- Objective -
The required output is a single number: how many lines of the material contain the string "matplotlib".

- Source data -
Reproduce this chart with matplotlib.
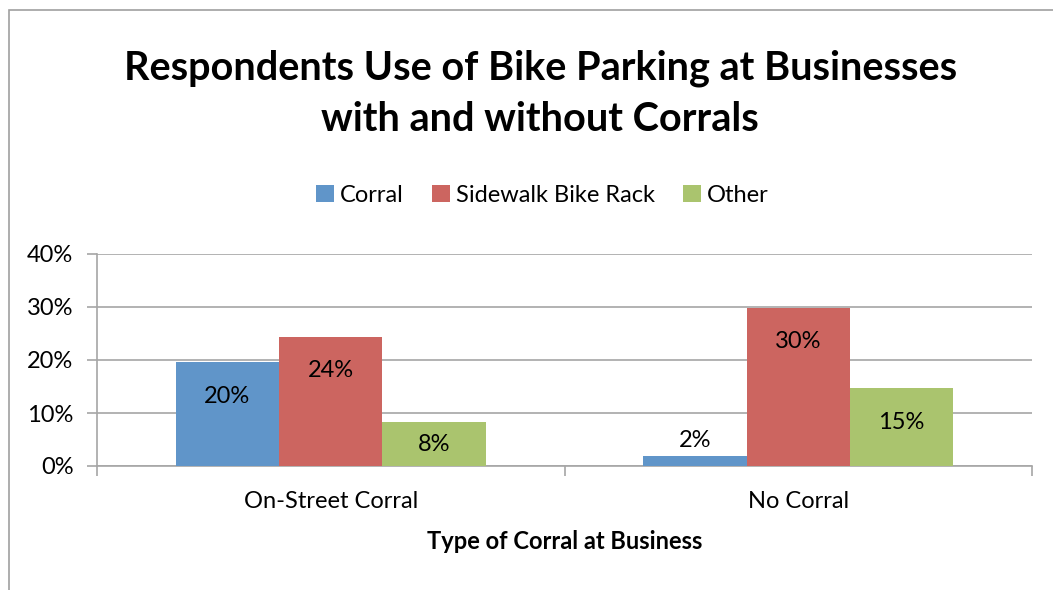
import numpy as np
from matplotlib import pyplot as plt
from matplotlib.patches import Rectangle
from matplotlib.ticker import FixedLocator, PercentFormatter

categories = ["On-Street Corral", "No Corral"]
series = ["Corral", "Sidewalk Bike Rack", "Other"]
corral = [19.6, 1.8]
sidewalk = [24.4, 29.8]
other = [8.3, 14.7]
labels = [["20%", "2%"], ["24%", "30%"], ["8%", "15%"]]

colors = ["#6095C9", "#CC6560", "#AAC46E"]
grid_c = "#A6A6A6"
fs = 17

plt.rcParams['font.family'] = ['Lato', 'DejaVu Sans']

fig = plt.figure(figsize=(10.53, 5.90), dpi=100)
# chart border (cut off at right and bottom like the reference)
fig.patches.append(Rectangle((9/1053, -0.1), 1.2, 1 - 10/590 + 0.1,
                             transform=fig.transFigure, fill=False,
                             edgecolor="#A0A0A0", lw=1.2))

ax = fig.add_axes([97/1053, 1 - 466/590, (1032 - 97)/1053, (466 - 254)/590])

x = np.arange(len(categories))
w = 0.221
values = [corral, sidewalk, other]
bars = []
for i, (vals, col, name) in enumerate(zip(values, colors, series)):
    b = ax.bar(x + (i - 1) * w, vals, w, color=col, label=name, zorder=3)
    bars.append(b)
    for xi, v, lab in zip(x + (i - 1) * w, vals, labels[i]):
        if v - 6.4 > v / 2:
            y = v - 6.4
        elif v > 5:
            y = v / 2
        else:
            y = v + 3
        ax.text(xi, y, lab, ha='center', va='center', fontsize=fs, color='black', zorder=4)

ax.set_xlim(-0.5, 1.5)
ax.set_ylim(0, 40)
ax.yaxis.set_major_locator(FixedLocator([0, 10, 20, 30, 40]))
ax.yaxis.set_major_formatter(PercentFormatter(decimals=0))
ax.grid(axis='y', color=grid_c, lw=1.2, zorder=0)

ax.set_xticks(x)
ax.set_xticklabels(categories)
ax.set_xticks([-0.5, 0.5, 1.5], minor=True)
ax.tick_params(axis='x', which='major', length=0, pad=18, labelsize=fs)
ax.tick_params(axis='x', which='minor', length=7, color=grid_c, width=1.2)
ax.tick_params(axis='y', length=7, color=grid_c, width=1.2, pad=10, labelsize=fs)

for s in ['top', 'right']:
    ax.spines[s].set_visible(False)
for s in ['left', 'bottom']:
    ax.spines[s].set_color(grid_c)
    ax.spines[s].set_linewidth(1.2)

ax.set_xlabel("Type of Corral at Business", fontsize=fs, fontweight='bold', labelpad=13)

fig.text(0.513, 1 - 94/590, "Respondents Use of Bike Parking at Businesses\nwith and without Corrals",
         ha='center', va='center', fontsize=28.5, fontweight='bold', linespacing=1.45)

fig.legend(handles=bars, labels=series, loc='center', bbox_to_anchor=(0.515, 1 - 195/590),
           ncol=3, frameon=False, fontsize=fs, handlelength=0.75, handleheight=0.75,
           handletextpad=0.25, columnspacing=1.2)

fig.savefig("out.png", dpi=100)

- Written solution -
4